O estatuto de património mundial deu-lhe a visibilidade internacional que merecia e a Unesco garantiu a sua manutenção e reabilitação constantes”.
De dois em dois anos, é elaborado um relatório, que permite uma reflexão sobre o estado do monumento e as suas condições de gestão. Este documento é também um farol para garantir o selo Unesco, mas também para manter o Mosteiro da Batalha como um ex-libris mundial, sobretudo, na arquitectura gótica.
Em todos os relatórios, há um reparo da Unesco: a proximidade com o IC2 e a circulação de cerca de 20 mil veículos, muitos deles pesados. “Não perdemos o estatuto pela estrada, porque já existia”, mas essa foi uma das indecisões da altura para a atribuição da distinção. No entanto, foi dada a garantia de que seria construída uma nova estrada e o trânsito seria desviado.
A19 foi edificada, mas a recusa dos sucessivos governos em isentar as portagens mantém os automóveis no IC2 e a consequente poluição instalada nas paredes desta obra património da humanidade. “A poluição e os gases são evidentes nas fachadas, que estão mais escuras. Se está mais escuro significa que os gases estão ali infiltrados”, constata o director.
Joaquim Ruivo defende intervenções mais regulares, o que minimizaria uma degradação maior. “Não há uma política patrimonial
de conservação preventiva, que permitiria manter sempre o monumento com um aspecto cuidado”, afirma, reconhecendo que a realização amiúde de obras poderia evitar intervenções muito profundas, de centenas de milhares de euros.
Estaleiro da inovação
O Mosteiro da Batalha foi um verdadeiro estaleiro da inovação arquitectónica. “Tudo o que se fez de inovador foi feito aqui de 1387, até 1530/35. Os grandes mestres internacionais foram contratados para virem trabalhar aqui”, conta.
O claustro é um dos esteticamente mais bem concebidos da arquitectura gótica, que integra ainda toda uma decoração manuelina, que é posterior 100 anos. “A génese do manuelino está aqui. Aquilo a que chamamos estilo manuelino, mas que não é estilo nenhum, uma derivação do gótico na passagem para a época moderna. Tudo aqui vai influenciar o Mosteiro dos Jerónimos e a janela do Convento de Cristo em Tomar.”
“Esta é uma obra extraordinária do engenho humano”, garante Joaquim Ruivo, realçando a sala do Capítulo, a maior do seu tempo construída sem pilar central. As alterações climáticas e o impacto que têm nos monumentos são um dos desafios que os responsáveis por estas infra-estruturas históricas têm pela frente.
O estatuto que a Unesco conferiu ao Mosteiro da Batalha deu-lhe um reconhecimento internacional, que tem atraído milhares de pessoas.
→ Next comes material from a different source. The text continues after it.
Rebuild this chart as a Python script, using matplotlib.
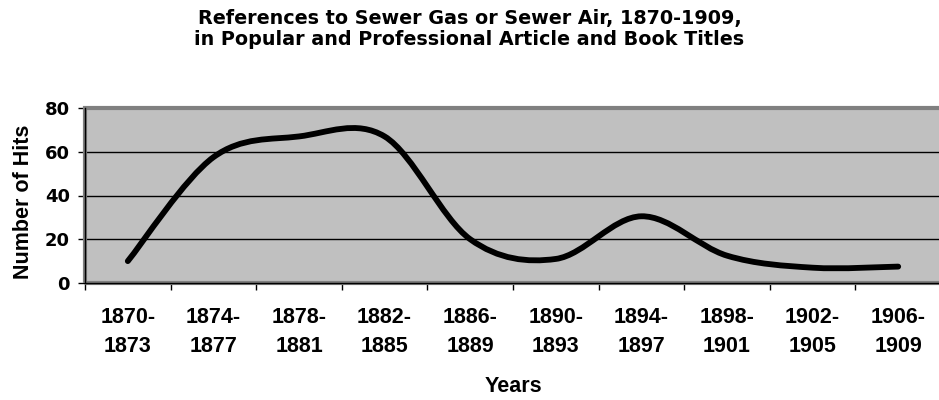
#!/usr/bin/env python
# -*- coding: utf-8 -*-

import numpy as np
import matplotlib
matplotlib.use('Agg')
import matplotlib.pyplot as plt
from matplotlib.path import Path
from matplotlib.patches import PathPatch, Rectangle

# data
periods = ['1870-\n1873', '1874-\n1877', '1878-\n1881', '1882-\n1885', '1886-\n1889',
           '1890-\n1893', '1894-\n1897', '1898-\n1901', '1902-\n1905', '1906-\n1909']
hits = [10, 57.5, 67, 67, 20, 11, 30.5, 12.5, 7, 7.5]
yticks = [0, 20, 40, 60, 80]

title = ('References to Sewer Gas or Sewer Air, 1870-1909,\n'
         'in Popular and Professional Article and Book Titles')


def smooth_path(xs, ys):
    '''Excel-like smoothed line: cubic Bezier through every point.'''
    pts = np.column_stack([xs, ys]).astype(float)
    n = len(pts)
    verts = [pts[0]]
    codes = [Path.MOVETO]
    for i in range(n - 1):
        p_prev = pts[max(i - 1, 0)]
        p0 = pts[i]
        p1 = pts[i + 1]
        p_next = pts[min(i + 2, n - 1)]
        c1 = p0 + (p1 - p_prev) / 6.0
        c2 = p1 - (p_next - p0) / 6.0
        verts += [c1, c2, p1]
        codes += [Path.CURVE4] * 3
    return Path(verts, codes)


fig = plt.figure(figsize=(9.39, 4.0), dpi=100)
ax = fig.add_axes([85 / 939, 117 / 400, 856 / 939, 175 / 400])
ax.set_facecolor('#C0C0C0')

x = np.arange(len(periods)) + 0.5
ax.add_patch(PathPatch(smooth_path(x, hits), facecolor='none', edgecolor='black',
                       lw=4.2, capstyle='round', joinstyle='round', zorder=4))

ax.set_xlim(0, len(periods))
ax.set_ylim(0, 80)

# gridlines
for v in yticks[1:-1]:
    ax.axhline(v, color='black', lw=1.0, zorder=2)

# plot-area border
ax.add_patch(Rectangle((0, 0), 1, 1, transform=ax.transAxes, fill=False,
                       edgecolor='#808080', lw=3.0, zorder=3, clip_on=False))
for s in ['top', 'right']:
    ax.spines[s].set_visible(False)
for s in ['left', 'bottom']:
    ax.spines[s].set_color('black')
    ax.spines[s].set_linewidth(1.0)
    ax.spines[s].set_zorder(5)

ax.set_yticks(yticks)
ax.set_yticklabels([str(v) for v in yticks], fontfamily='DejaVu Sans',
                   fontweight='bold', fontsize=13)
ax.tick_params(axis='y', direction='out', length=5, width=1, pad=6)

ax.set_xticks(np.arange(len(periods) + 1))
ax.set_xticklabels([])
ax.set_xticks(x, minor=True)
ax.set_xticklabels(periods, minor=True, fontfamily='Liberation Sans',
                   fontweight='bold', fontsize=15.5, linespacing=1.5)
ax.tick_params(axis='x', which='major', direction='out', length=5, width=1)
ax.tick_params(axis='x', which='minor', length=0, pad=17)

ax.set_xlabel('Years', fontfamily='Liberation Sans', fontweight='bold',
              fontsize=15.5, labelpad=14)
ax.set_ylabel('Number of Hits', fontfamily='Liberation Sans', fontweight='bold',
              fontsize=15.5, va='center')
ax.yaxis.set_label_coords((24 - 85) / 856, (283 - 202) / 175)

fig.text(0.5, 1 - 29 / 400, title, ha='center', va='center',
         fontfamily='DejaVu Sans', fontweight='bold', fontsize=13.8,
         linespacing=1.12)

fig.savefig('out.png', dpi=100)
Até Setembro deste ano, registaram-se 280.634 visitantes.
Apesar de todos os estudos, mestrados ou doutoramentos que têm sido feitos ao longo das décadas, dos congressos e encontros científicos internacionais realizados, Joaquim Ruivo revela que é necessário continuar a estudar o Mosteiro da Batalha, que ainda tem muitos segredos por revelar. “A minha preocupação foi também estudar o monumento sob o ponto de vista estrutural e geofísico. Conhecer o que está por baixo, sem ter de abrir e fazer arqueologia invasiva”, avança, referindo sondagens e monitorizações que têm vindo a ser realizadas no local. Um destes estudos revelou que o túmulo de D. Filipa de Lencastre foi transladado da Capela do Sousa para a Capela do Fundador.
Várias publicações estão para ser editadas, entre elas um livro de fotografias do funcionário mais antigo do monumento. Luís Ceiça é guardião do Mosteiro da Batalha há 42 anos. Aos 66 anos e quase a entrar na reforma, este descendente do historiador José Hermano Saraiva defende o mosteiro como se fosse a sua casa.
Tem milhares de fotografias e já acompanhou grupos de pessoas de diferentes nacionalidades e individualidades nacionais e internacionais de renome como o ex-secretário das Nações Unidas, Kofin Annan, reis, bispos, primeiros-ministros e Presidentes da República.
“Os espanhóis adoram o render da guarda, na sala do soldado desconhecido. Talvez por terem passado pela sua guerra civil. Quando vêm não saem daqui sem verem os militares”, afirma, recordando, as histórias que ouviu e contou e tudo o que aprendeu ao longo de quatro décadas. Apesar da sua humildade e de se assumir como uma pessoa que não estudou línguas, Ceiça é também ele um ex-libris do mosteiro.
“Desde que chegou fez um pouco de tudo e foi também responsável pela conservação e manutenção do mosteiro. É um funcionário basilar no funcionamento do mosteiro, não só pela forma como recebe os visitantes, como por toda a história que registou fotograficamente”, afirma Joaquim Ruivo.
Vive intensamente tudo o que envolve o monumento e “ficava danado” quando as pessoas entravam no mosteiro à procura de Nossa Senhora de Fátima. “Era Fátima que era conhecida no Mundo”, constata.